If you don't know about Sustainable Development Goal 13, you must live under a rock. It is about combating climate action and its impacts. The key tasks include making children and child voices/solutions the centre of climate change and environmental strategies and plans and recognising children as agents of change.
Here's the story of 18-year-old Utpal Hazong from Assam, who's brought about community-level changes and has joined his peers in the youth-led international climate movement #FridaysForFuture.
Assam is highly vulnerable to extreme climate events, and Dhemaji and Nagaon districts in the state are vulnerable to extreme floods, droughts and cyclones, research conducted by the Council on Energy, Environment and Water (CEEW) had said. The study also said that the frequency and intensity of extreme climate events in India has increased by almost 200% since 2005, reported The Times of India.
Utpal is from Azarbari village of Dhemaji district. He lives with his parents and three siblings. His father is a migrant worker who barely earns ₹ 6,000 per month; his mother works as a cook in a school, getting ₹ 1,500 per month. Utpal and his friends are no strangers to extreme climate events.
Every year, Assam faces the fury of the Brahmaputra, bringing heavy floods and disrupting lives.

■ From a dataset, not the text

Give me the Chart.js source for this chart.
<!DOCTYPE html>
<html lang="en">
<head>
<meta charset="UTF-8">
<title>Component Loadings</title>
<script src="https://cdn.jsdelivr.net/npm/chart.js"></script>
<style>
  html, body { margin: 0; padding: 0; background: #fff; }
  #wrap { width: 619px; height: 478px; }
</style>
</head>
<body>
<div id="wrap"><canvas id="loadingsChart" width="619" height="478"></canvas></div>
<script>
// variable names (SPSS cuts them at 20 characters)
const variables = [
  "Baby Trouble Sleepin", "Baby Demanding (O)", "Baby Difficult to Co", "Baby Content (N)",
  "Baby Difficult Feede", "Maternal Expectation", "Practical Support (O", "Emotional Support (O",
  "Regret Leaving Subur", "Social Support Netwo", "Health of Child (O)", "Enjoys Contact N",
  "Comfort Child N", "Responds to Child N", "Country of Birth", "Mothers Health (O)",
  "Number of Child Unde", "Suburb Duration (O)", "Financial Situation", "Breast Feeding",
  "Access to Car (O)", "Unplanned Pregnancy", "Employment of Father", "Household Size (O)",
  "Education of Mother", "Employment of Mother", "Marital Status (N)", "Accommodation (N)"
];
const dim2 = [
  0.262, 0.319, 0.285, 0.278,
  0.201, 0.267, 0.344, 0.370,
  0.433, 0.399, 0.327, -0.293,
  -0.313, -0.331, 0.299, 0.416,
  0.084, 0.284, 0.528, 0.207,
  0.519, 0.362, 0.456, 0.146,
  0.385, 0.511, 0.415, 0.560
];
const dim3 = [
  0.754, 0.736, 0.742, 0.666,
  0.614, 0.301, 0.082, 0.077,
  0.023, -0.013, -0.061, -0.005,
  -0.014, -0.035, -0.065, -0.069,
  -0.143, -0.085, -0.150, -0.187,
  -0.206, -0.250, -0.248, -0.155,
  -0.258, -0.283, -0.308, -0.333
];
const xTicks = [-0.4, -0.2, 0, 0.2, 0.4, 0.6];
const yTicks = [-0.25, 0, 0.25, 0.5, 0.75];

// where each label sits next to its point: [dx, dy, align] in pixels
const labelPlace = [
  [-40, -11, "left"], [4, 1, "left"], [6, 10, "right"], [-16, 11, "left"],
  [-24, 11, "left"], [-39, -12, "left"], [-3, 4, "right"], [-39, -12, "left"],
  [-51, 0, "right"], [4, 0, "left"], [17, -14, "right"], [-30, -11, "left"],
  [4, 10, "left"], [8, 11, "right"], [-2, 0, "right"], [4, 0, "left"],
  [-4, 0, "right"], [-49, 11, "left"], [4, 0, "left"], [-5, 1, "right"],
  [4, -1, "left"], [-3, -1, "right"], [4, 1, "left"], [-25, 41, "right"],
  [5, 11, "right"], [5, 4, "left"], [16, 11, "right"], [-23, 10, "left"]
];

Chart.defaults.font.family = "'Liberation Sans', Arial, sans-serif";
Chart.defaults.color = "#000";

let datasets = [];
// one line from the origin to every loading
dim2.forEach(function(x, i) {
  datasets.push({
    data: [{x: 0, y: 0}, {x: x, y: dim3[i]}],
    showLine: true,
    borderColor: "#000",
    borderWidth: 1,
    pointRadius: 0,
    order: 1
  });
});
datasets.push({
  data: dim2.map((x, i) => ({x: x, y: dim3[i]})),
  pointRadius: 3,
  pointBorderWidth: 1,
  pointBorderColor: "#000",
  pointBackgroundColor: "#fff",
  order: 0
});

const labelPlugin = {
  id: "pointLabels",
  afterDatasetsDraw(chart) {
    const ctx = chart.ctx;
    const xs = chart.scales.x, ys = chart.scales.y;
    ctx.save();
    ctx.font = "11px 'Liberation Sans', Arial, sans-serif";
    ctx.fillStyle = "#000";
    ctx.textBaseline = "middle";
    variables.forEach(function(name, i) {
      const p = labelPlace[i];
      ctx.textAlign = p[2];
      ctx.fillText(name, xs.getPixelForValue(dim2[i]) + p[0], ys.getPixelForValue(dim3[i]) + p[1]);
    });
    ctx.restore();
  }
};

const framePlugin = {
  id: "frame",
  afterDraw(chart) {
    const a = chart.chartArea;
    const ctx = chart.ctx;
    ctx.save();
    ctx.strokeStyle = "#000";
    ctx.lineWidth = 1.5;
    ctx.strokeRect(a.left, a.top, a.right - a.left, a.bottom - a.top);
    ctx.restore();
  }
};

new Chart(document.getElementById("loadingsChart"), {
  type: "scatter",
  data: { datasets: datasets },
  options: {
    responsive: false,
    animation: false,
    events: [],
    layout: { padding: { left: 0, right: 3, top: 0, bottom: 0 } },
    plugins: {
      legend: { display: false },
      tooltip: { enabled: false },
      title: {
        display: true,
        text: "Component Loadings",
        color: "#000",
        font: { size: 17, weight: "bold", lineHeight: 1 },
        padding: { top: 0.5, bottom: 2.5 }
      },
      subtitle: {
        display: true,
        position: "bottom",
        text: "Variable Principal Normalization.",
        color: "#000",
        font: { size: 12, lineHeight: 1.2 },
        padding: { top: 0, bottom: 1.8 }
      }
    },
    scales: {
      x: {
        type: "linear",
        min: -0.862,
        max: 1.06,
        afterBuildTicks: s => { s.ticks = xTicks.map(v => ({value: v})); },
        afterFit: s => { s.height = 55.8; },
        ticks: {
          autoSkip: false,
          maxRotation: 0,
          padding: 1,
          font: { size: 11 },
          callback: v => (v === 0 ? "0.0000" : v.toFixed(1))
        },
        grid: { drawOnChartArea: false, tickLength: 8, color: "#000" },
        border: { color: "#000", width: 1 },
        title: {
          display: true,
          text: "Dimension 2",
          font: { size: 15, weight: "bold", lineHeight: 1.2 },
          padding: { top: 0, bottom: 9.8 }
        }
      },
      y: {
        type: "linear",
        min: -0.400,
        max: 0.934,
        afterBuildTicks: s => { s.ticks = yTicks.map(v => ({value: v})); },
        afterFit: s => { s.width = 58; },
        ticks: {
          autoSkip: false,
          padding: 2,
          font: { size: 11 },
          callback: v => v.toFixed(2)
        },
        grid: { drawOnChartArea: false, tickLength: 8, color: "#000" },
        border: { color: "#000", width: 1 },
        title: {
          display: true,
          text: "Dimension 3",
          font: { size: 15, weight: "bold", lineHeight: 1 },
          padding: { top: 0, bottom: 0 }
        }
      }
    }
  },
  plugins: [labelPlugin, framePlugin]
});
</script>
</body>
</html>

Annual floods have also eroded the topsoil, making the surrounding land infertile and increasing the risk of floods. Azarbari is one of the locations where Save the Children has been responding to annual floods.
Save the Children is also engaged in Child-Centered Disaster Risk Reduction (CCDRR) related activities. The team has worked towards resilience-building interventions among youth and groomed them as climate champions. Utpal has been one of the key stakeholders and is also an active member of the School Disaster Management Committee.
Utpal is the president of the newly formed AK-Young Star Youth Club in his village, where he leads the youth to take action against the usage of plastic and any other hazardous material. To prevent soil erosion, Utpal and his youth club members have initiated tree plantations in and around the village. He also motivates his friends and the people of his village to celebrate occasions like birthdays by planting saplings. This has yielded results. Taking inspiration from Utpal, the Panchayat leader announced during one of the village meetings that people should give each other saplings instead of giving valuable gifts. The youth club now wants to plant saplings around the river banks to prevent soil erosion in future.
"Due to alarming extreme climate change events, we have taken steps and acted locally to plant saplings in the villages and river banks to reduce soil erosion and increase green cover," says Utpal.
Apart from plantation drives, Utpal and his friends have conducted cleanliness drives in the village. They also promoted the practice of adopting locally available materials, such as homemade bags for shopping, etc., and organic manure in backyard kitchen gardens.
He also wants to leverage social media to generate awareness of the club's work. He believes generating awareness, and building capacity on climate change adaptation at the district, block, panchayat and community level are essential to building a mass movement towards limiting global warming and climate change. The much-needed impetus towards achieving net-zero carbon emissions status by 2070 has to come from the country's youths, he says.